Speaker Mike Johnson has told the White House that most House Republicans have little interest in extending the Affordable Care Act's enhanced subsidies, sources familiar with the conversation told CBS News.

Johnson delivered the message in a phone call with senior administration officials as President Trump's advisers were drafting a plan to continue the subsidies for an additional two years. That plan that was initially expected to emerge this week.

The Wall Street Journal first reported Johnson's warning to the White House regarding the lack of GOP House support for the plan. Any White House health care plan would require overwhelming Republican support in the House to be enacted.

It sounds as though there's some sort of productive discussion under way, with some type of consensus emerging that will hold the line against increased spending. On balabnce, this has been a winning issue for Republicans whenever they've been consistent on it. But Goodwin contiinues,

According to Real Clear Politics, his average approval is a mere 43%, while his average disapproval is 54.8%, a spread of minus 11.8 points.

Most troubling, the numbers are far worse on his handling of the economy, which was the issue at the heart of his resounding 2024 victory over Vice President Kamala Harris in all the swing states.

Yet now Trump’s average approval on the economy is a mere 39.5%, against an average disapproval of 57.8%, creating a huge spread of minus 18.3.

Again, Real Clear Politics has yet to explain how its averages were so far off the actual results in the latest elections.
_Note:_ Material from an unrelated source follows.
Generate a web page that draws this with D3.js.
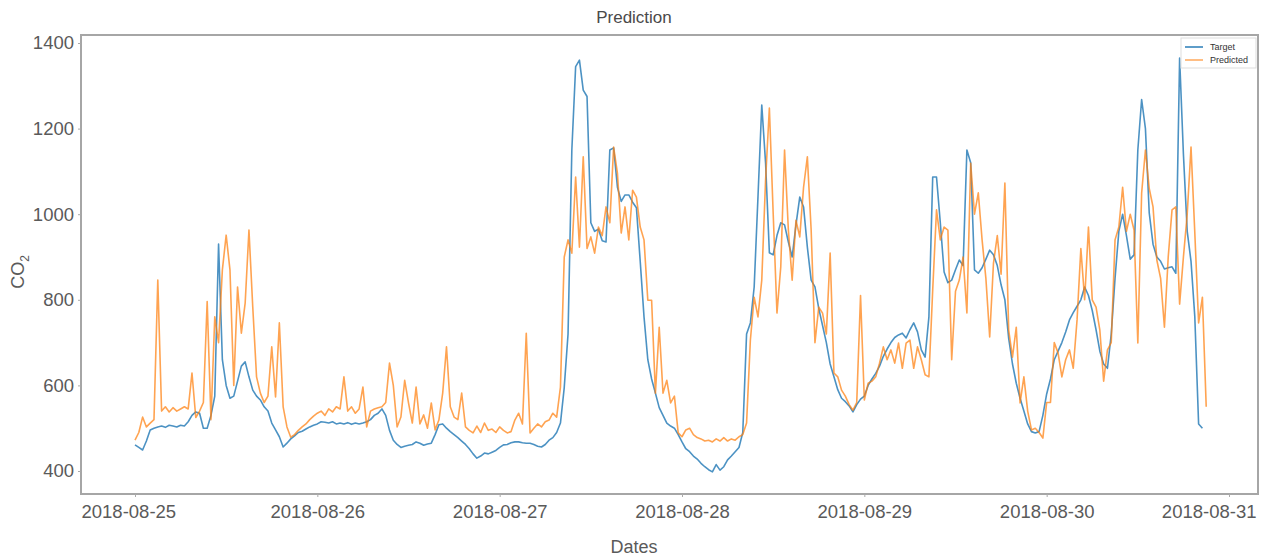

Almost all the polls that make up its composites were wildly outside the margin of error, which I discussed in this post. But Goodwin advises,

The big picture suggests he needs a reset, and maybe a rest.

In any event, it’s time to tighten the focus and follow a more methodical approach so the most important things get sufficient presidential attention.

What puzzles me is that just in the past few weeks, Trump has scored a major victory in ending the Schumer Shutdown and securing the resignation of a high-profile "normally obedient Republican". The main focus of the anti-Trump resistance has been to resurrect the question of whether Trump is some sort of subversive, this time giving the military illegal orders. Hysterical allegations -- that he's a Russian asset, that he's a rapist, that he's a pedo, that he's trying to get revenge on his enemies, that he's giving the military illegal orders -- have historically failed to gain traction.

I keep saying it's a major miscalculation to underestimate the guy.